The Maintenance Nightmare

A board is a living thing. If a staple comes loose, fix it. If someone draws something inappropriate on it (it will happen), have a plan. Some RAs get discouraged when their boards get vandalized. Don't. It means people are actually interacting with the space.

Keep a "fix-it" kit in your room:

  • Extra staples
  • Double-sided tape (the heavy-duty stuff)
  • Black Sharpie
  • A few extra "tears" for interactive boards

Actionable Steps for Your Next Board

If you're staring at a blank corkboard right now and feeling the pressure of a looming 11:59 p.m. deadline, stop overthinking it.
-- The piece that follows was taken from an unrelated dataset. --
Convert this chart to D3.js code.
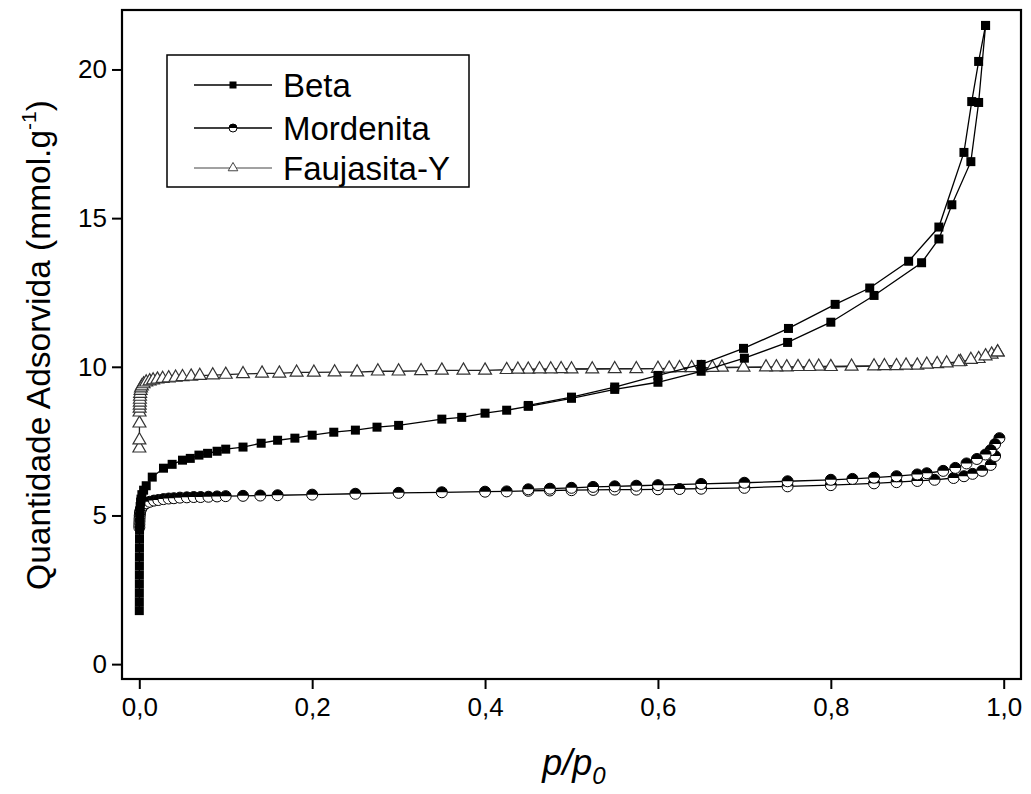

  • Pick a "Question of the Week": Don't do a month-long static board. Put up a giant piece of paper and write a controversial but low-stakes question. "Does pineapple belong on pizza?" or "Which dining hall has the best ranch?"
  • Use QR Codes: Nobody is typing in a URL. If you want them to go to the counseling center website, put a massive QR code in the center and nothing else. Curiosity will do the rest.
  • Crowdsource the Content: Post on your floor’s GroupMe or Slack. "Hey, I'm doing a board on 'Best 3 a.m. Food.' What’s your go-to?" Use their actual names on the board. "Sarah's choice: Taco Bell Cantina." This builds instant buy-in.
  • Focus on One Goal: Is this board meant to inform, entertain, or connect? If you try to do all three, you’ll do none. Pick one and commit.

The most successful resident assistant bulletin boards are the ones that reflect the chaos, humor, and stress of college life. They aren't perfect. They might be a little messy. But they feel like they were made by a human for other humans. Stop trying to be a graphic designer and start trying to be a neighbor. That’s where the real impact is.

Check your housing manual for specific fire code restrictions before you go overboard with 3D elements—most schools have a "20% wall coverage" rule that you don't want to break. Once you know the boundaries, push them.